No faux mink, wool, or fur this season- Norman Ambrose created beautiful coats with intricate detail and hand stitching with seams that were nowhere to be found. If you are ever so lucky to catch a warmer evening in the fall you may want to leave the fur in the dry cleaning bag and grab the designers hand stitched Organza Crop Jacket. When life calls for romance, Ambrose fashioned an enchanting gown with striking ostrich feathers cascading to the bottom of the dress and pearls stitched down the small of the back. A red lipstick alligator belt added an extra flare and sexual appeal to a simple but classy gray wool cowl neck dress. If casual Friday is an issue for you, the dark wool jean with silk stitching will match perfectly with the couture-beaded jacket. All the different styles were made to mix and match, simply wearing them as you like.
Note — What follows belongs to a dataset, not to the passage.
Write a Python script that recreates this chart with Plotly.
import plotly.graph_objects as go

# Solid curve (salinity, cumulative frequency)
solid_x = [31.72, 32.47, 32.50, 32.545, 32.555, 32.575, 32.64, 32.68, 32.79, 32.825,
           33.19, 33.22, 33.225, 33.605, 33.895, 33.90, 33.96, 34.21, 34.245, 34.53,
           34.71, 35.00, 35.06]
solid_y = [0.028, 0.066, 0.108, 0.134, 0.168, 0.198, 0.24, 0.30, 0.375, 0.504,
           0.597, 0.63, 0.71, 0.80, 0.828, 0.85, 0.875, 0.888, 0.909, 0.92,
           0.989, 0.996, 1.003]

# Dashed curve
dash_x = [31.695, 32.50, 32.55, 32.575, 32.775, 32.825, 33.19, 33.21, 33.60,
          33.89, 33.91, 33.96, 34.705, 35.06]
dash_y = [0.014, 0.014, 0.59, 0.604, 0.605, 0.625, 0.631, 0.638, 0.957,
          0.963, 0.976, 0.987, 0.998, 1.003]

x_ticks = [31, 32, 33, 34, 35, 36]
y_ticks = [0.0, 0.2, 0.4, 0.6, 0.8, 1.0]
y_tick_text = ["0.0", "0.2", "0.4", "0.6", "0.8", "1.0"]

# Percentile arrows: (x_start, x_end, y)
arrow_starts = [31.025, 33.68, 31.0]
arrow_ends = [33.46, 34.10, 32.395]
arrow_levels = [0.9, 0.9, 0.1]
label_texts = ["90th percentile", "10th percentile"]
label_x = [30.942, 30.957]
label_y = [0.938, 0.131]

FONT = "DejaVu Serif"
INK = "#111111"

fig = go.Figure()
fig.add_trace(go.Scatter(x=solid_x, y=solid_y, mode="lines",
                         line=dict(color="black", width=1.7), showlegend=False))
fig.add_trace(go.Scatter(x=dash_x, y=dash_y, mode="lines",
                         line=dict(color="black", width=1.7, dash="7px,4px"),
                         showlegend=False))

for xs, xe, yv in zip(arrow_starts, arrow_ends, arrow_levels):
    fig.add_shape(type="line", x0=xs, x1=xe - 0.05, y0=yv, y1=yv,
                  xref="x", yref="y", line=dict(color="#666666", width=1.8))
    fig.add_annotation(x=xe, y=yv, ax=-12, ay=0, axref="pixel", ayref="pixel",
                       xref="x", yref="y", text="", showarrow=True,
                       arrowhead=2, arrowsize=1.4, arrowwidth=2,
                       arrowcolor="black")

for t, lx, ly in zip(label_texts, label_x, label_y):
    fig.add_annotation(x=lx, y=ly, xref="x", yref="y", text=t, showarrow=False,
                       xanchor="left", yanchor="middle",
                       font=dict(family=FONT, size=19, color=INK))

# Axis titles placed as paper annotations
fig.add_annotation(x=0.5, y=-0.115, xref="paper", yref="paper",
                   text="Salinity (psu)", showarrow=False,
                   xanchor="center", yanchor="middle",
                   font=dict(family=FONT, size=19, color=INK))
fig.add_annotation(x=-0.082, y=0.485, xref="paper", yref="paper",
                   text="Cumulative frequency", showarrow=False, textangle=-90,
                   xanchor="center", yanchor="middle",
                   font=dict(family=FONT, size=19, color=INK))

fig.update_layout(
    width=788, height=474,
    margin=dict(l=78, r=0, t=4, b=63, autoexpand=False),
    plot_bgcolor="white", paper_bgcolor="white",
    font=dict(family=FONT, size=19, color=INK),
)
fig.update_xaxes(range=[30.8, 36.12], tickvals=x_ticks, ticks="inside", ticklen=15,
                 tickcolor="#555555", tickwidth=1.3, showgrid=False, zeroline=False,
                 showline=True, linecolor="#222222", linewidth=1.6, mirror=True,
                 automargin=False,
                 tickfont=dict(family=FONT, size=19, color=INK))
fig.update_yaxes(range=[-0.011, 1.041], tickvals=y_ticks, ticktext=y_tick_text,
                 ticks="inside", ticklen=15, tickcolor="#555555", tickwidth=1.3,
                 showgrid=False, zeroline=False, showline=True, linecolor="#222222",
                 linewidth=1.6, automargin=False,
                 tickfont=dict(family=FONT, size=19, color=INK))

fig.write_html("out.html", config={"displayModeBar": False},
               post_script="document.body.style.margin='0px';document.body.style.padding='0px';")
The collection was created to make life a little easier on the frequent traveler. Since fall is one of those seasons you are never sure how the weather will go, Ambrose decided to create a little something for everyone. Whether you are living in the hustle and bustle of the city or heading to your country home, you will never be seen in the wrong attire.
-Jena Clem
Rebecca Minkoff
Designer’s Showroom
Shine Media PR
Handbag designer Rebecca Minkoff further developed her label’s sportswear offerings during a crowded presentation in her showroom. The problem wasn’t the clothes per se, but rather using the word “collection” to describe this collection, as it was more akin to an assortment than a collection, albeit a very pleasing & well done assortment. Many of the pieces had details that Ms. Minkoff borrowed from her bag collection, including a pervasive use of large exposed zippers, most to very pleasing ends & the use of leathers, nubucks & suedes in every possible incarnation. The color story too was a bit all over the place, but again, not offensive in the least, using predominantly black, but also burgundy, royal, mustard & red to varying degrees. There were a few prints, the most memorable of which was a black ground liberty-like floral that was used on a dress with a bubble skirt. This label has a serious future as I can see every piece of this collection (save for a weird t-shirt that was used repeatedly that was emblazoned with the words “Bada Boum” [sic] on the front) being worn by any fashion aware woman in my circle, but it needs some serious development to rise to a level where it becomes deserving of the descriptive of “collection”. I suspect it’s only a matter of time.